Hommage à Mysraël de Henri Lasserre sur Youtube
Rémi Mogenet Ecrivain
et poète
La Mystique juive en couleurs sublimes
Myriam Israël-Meyer est peintre ; cela en fait
un auteur de tableaux : la couleur se manie comme les mots. Elle est bourguignonne d'adoption, et habite Coppet, dans le canton
de Vaud, et à la suite de Madame de Staël, mais elle travaille à Saint-Julien-en-Genevois. On pourrait
croire que le lien avec la Savoie est ténu, mais Myriam Israël-Meyer avoue ne pas saisir ceux qui rejettent
la culture du lieu et est prête à l'accueillir selon les circonstances. Ouverte sur le monde, quelles que soient
ses formes, elle a la chance d'avoir eu pour père un Résistant du Sud-Ouest de la France, et de faire de la
très belle peinture. Ses sujets de prédilection sont divers ; mais le nu et la mystique juive dite
hassidique dominent. Elle a exposé ses tableaux l'an passé au Salon du Livre de Genève. Son inspiration
hassidique est liée à un courant mystique juif qui s'est manifesté pour l'essentiel au XVIIIe siècle
dans les pays d'Europe centrale, au sein de la branche ashkénaze, de langue yiddish, qui est une variation communautaire
de l'allemand. Dans ces contrées romantiques, souvent de langue slave, allaient, de ville en ville, à la façon
des Tziganes, les musiciens-danseurs du klezmer ; pour eux, l'art permettait de communier avec la divinité, y compris
dans son expression la plus populaire, de nature quasi folklorique, et ils offraient leurs services pour embellir des mariages,
célébrer des naissances, accompagner les morts à leurs tombeaux. Des formes ressemblant à
des silhouettes semblent marcher sur les airs en jouant du violon ou en accomplissant des rituels parmi des couleurs qui s'enroulent,
souvent constellées d'éclats sacrés. La spirale qui emmène vers les hauteurs brillantes emporte
les danseurs dans son vent, un peu comme chez Chagall. Le bleu est parsemé de jaune,les vêtements des klezmorim
ont des teintes qui les font ressembler à des taches passant dans un monde de rêve. Parfois, même, les
poses naïves semblent comiques ; mais sous cet art apparemment simple et spontané, il faut voir la recherche
d'un enivrement mystique qui emporte vers les astres. Car les lignes dorées que créent d'énergiques
coups de pinceau peuvent être verticales, quand il s'agit de fils pieux menant leurs pères vieux et malades à
la prière, près d'un mur qui se perd dans le haut du cadre sans perspective aucune, semblant disparaître
dans un zénith infini. Est-on condamné à errer sur terre, sans accès à l'au-delà?

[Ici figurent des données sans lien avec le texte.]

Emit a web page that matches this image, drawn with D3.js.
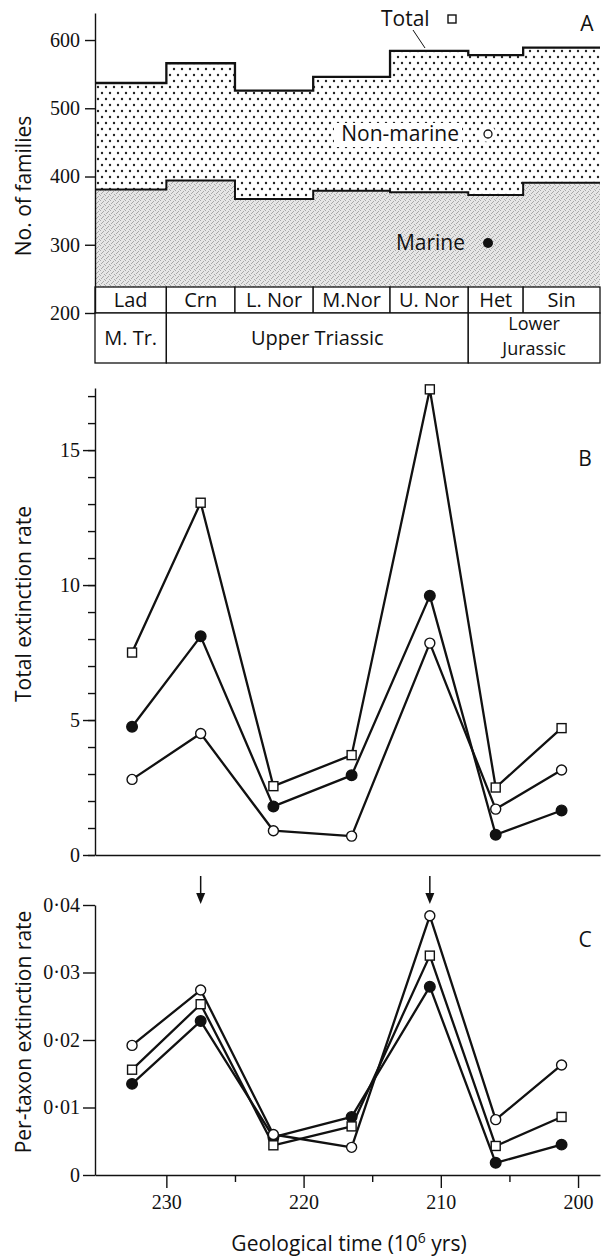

En réalité, c'est le feu intérieur qui s'éveille au contact de la frontière sainte, et
qui illumine les habits, les barbes, les fronts. Ici, l'initiation se fait par les seules voies de la psyché. La réflexion intellectuelle même éclaire les âmes depuis ses tréfonds. Les rondes, les
violons, les chants, les lectures pieuses semblent émaner d'un lieu obscur et dans le même temps plein de chaleur;
or, l'or les couvre, comme s'ils naissaient du mystère en conservaient la marque. Sous l'apparence des différentes
fonctions sacerdotales qui marquent la religion juive, se cachent des mages, des adeptes, des initiés ; leur vraie
nature apparaît grâce aux couleurs virevoltantes et aux formes fantomatiques que leur a données Myriam
Israël-Meyer. Sans doute, cela semblera spécialisé à celui qui n'est pas familier de cette tradition.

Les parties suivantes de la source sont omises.